Thohoyandou – Red tape is responsible for the dire state at Limpopo’s Tshilidzini Hospital, Public Protector Thuli Madonsela was told by hospital staff on Tuesday.
Communicating their needs annually to provincial health authorities had not borne fruit, doctors and nurses told Madonsela, during a surprise visit to the facility in Thohoyandou.
Madonsela was in Limpopo as part of her office’s national stakeholder dialogue.
“We regularly borrow equipment from other hospitals. Sometimes they take back their equipment and we have to beg,” she was told by a nurse, according to a statement released by the Protector’s office.
The hospital was in dire need of surgical items such as gloves and masks.

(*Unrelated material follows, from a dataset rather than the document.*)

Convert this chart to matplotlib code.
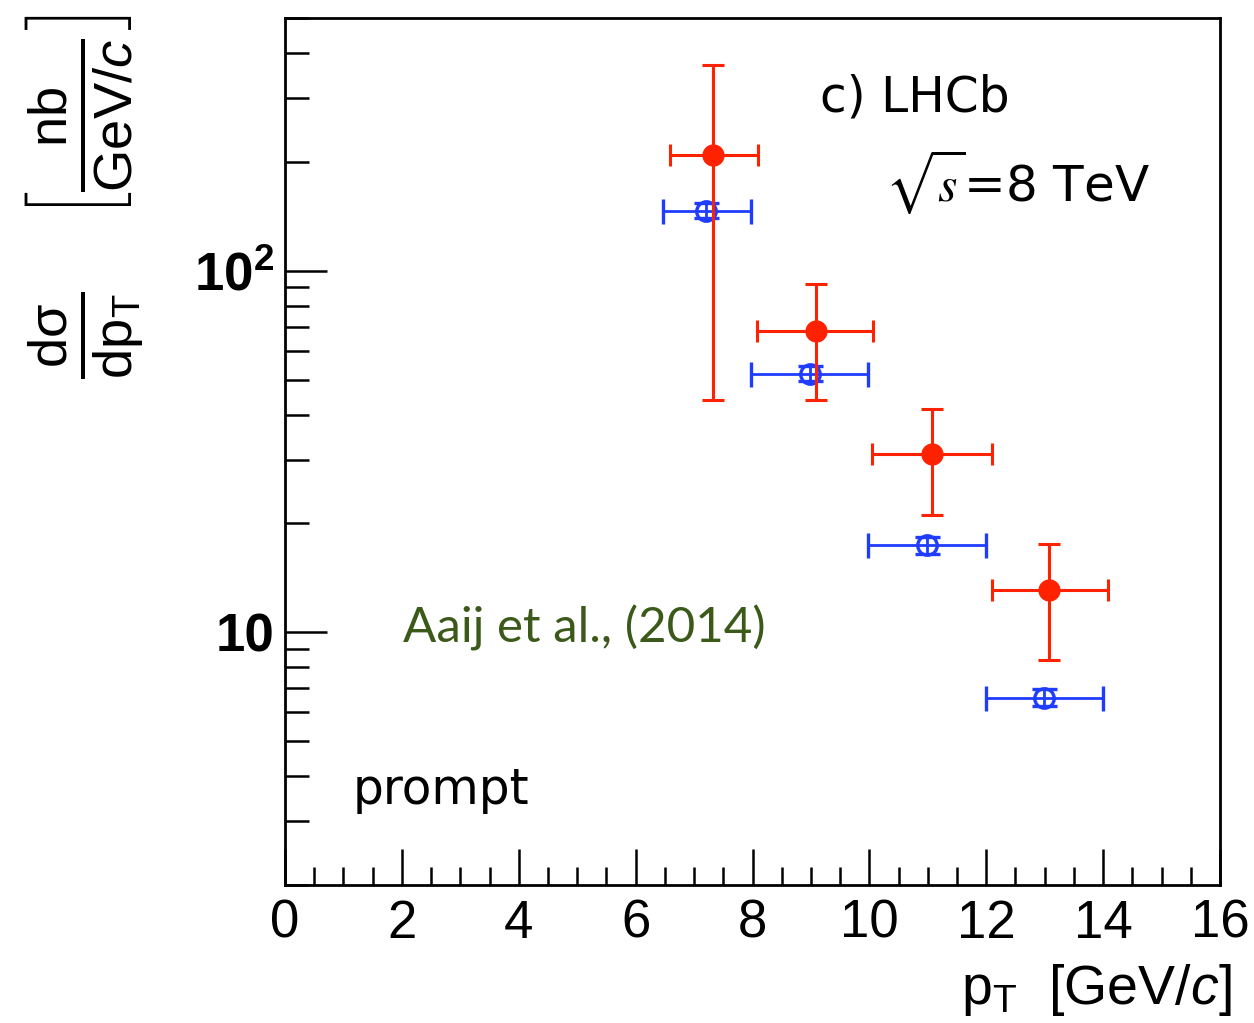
"""Prompt differential cross-section vs pT, LHCb at sqrt(s) = 8 TeV."""

import matplotlib
matplotlib.use('Agg')
import matplotlib.pyplot as plt
import numpy as np
from matplotlib.ticker import FixedLocator, FuncFormatter, LogLocator, NullFormatter

plt.rcParams['mathtext.fontset'] = 'custom'
plt.rcParams['mathtext.rm'] = 'Liberation Sans'
plt.rcParams['mathtext.it'] = 'Liberation Sans:italic'
plt.rcParams['mathtext.bf'] = 'Liberation Sans:bold'

# ── Data: measurement (filled, red) ─────────────────────────────────────────
red_pt    = np.array([7.33, 9.09, 11.08, 13.07])
red_pt_lo = np.array([6.58, 8.08, 10.05, 12.09])
red_pt_hi = np.array([8.10, 10.07, 12.10, 14.09])
red_xs    = np.array([209.0, 68.0, 31.1, 13.1])
red_xs_lo = np.array([44.0, 44.0, 21.1, 8.4])
red_xs_hi = np.array([370.0, 92.0, 41.5, 17.5])

# ── Data: comparison (open, blue) ───────────────────────────────────────────
blue_pt    = np.array([7.21, 8.99, 10.98, 12.98])
blue_pt_lo = np.array([6.47, 7.98, 9.97, 12.00])
blue_pt_hi = np.array([7.98, 9.98, 12.00, 13.99])
blue_xs    = np.array([146.6, 51.9, 17.4, 6.6])
blue_xs_lo = np.array([139.5, 49.4, 16.5, 6.25])
blue_xs_hi = np.array([154.0, 54.5, 18.3, 6.95])

x_ticks = [0, 2, 4, 6, 8, 10, 12, 14, 16]

RED  = '#ff2200'
BLUE = '#1f3cff'
W, H = 1254, 1023

fig = plt.figure(figsize=(W / 100, H / 100), dpi=100)
ax = fig.add_axes([285 / W, 1 - 885 / H, (1220 - 285) / W, (885 - 18) / H])

ax.errorbar(blue_pt, blue_xs,
            xerr=[blue_pt - blue_pt_lo, blue_pt_hi - blue_pt],
            yerr=[blue_xs - blue_xs_lo, blue_xs_hi - blue_xs],
            fmt='o', ms=14, mfc='none', mec=BLUE, mew=2.4, color=BLUE,
            elinewidth=2, capsize=9, capthick=2.2, zorder=3)
ax.errorbar(red_pt, red_xs,
            xerr=[red_pt - red_pt_lo, red_pt_hi - red_pt],
            yerr=[red_xs - red_xs_lo, red_xs_hi - red_xs],
            fmt='o', ms=15, mfc=RED, mec=RED, color=RED,
            elinewidth=2.2, capsize=8, capthick=2.2, zorder=4)

ax.set_yscale('log')
ax.set_xlim(0, 16)
ax.set_ylim(2.0, 500)

# axis styling: ticks inside, bottom/left only
for s in ax.spines.values():
    s.set_linewidth(2)
ax.xaxis.set_major_locator(FixedLocator(x_ticks))
ax.xaxis.set_minor_locator(FixedLocator(np.arange(0, 16.01, 0.5)))
ax.yaxis.set_major_locator(FixedLocator([10, 100]))
ax.yaxis.set_minor_locator(LogLocator(base=10, subs=np.arange(2, 10)))
ax.yaxis.set_minor_formatter(NullFormatter())
ax.yaxis.set_major_formatter(FuncFormatter(
    lambda v, _: '10' if v < 50 else r'10$^{\mathdefault{2}}$'))
ax.tick_params(which='both', direction='in', top=False, right=False,
               width=1.8, labelsize=38)
ax.tick_params(axis='x', which='major', length=26, pad=10)
ax.tick_params(axis='x', which='minor', length=13)
ax.tick_params(axis='y', which='major', length=30, pad=8)
ax.tick_params(axis='y', which='minor', length=17)
for lab in ax.get_xticklabels():
    lab.set_family('Liberation Sans')
for lab in ax.get_yticklabels():
    lab.set_family('Liberation Sans')
    lab.set_fontweight('bold')

# ── Annotations ─────────────────────────────────────────────────────────────
fig.text(820 / W, 1 - 97 / H, 'c) LHCb', fontsize=35, family='DejaVu Sans',
         va='center', ha='left')
fig.text(885 / W, 1 - 182 / H, r'$\sqrt{s}$=8 TeV', fontsize=36,
         family='DejaVu Sans', math_fontfamily='stix', va='center', ha='left')
fig.text(403 / W, 1 - 628 / H, 'Aaij et al., (2014)', fontsize=35.5,
         family='Lato', color='#3b5a1a', va='center', ha='left')
fig.text(353 / W, 1 - 790 / H, 'prompt', fontsize=35, family='DejaVu Sans',
         va='center', ha='left')

# axis titles
fig.text(1232 / W, 1 - 990 / H, r'$\mathrm{p}_{\mathrm{T}}$  [GeV/$c$]',
         fontsize=40, family='Liberation Sans', ha='right', va='center')
fig.text(85 / W, 1 - 197 / H,
         r'$\frac{\mathrm{dσ}}{\mathrm{dp}_{\mathrm{T}}}\quad '
         r'\left[\frac{\mathrm{nb}}{\mathrm{GeV}/c}\right]$',
         fontsize=56, rotation=90, ha='center', va='center')

fig.savefig('out.png', dpi=100)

“Unlike other hospitals that the Public Protector has been to, Tshilidzini does not have sanitisers to disinfect visitors to its high care wards, something that ought to be a standard procedure,” said another staff member.
Madonsela was told the 55-year-old hospital was in short supply of anaesthetic machines, suction machines, patient monitors, diathermy machines, autoclaving machines and tourniquets.
Officials blamed bureaucracy for the non-renewal of procurement contracts which more than six months ago.
She was told that the hospital’s human resources were also overstretched, with only 24 doctors, few specialists and no resident paediatricians.
Staff said two paediatricians from Mankweng Hospital, in Polokwane, visited twice a month as part of their outreach.
They said a major impediment to the recruitment and retention of professionals was incentives; the hospital’s rural location was a major disincentive for doctors and other professionals as the rural allowance offered was the same as that provided to doctors who chose to work at semi-urban hospitals.
“There is a need for the different degrees of ‘rural areas’ to be reflected in these allowances,” the staff said.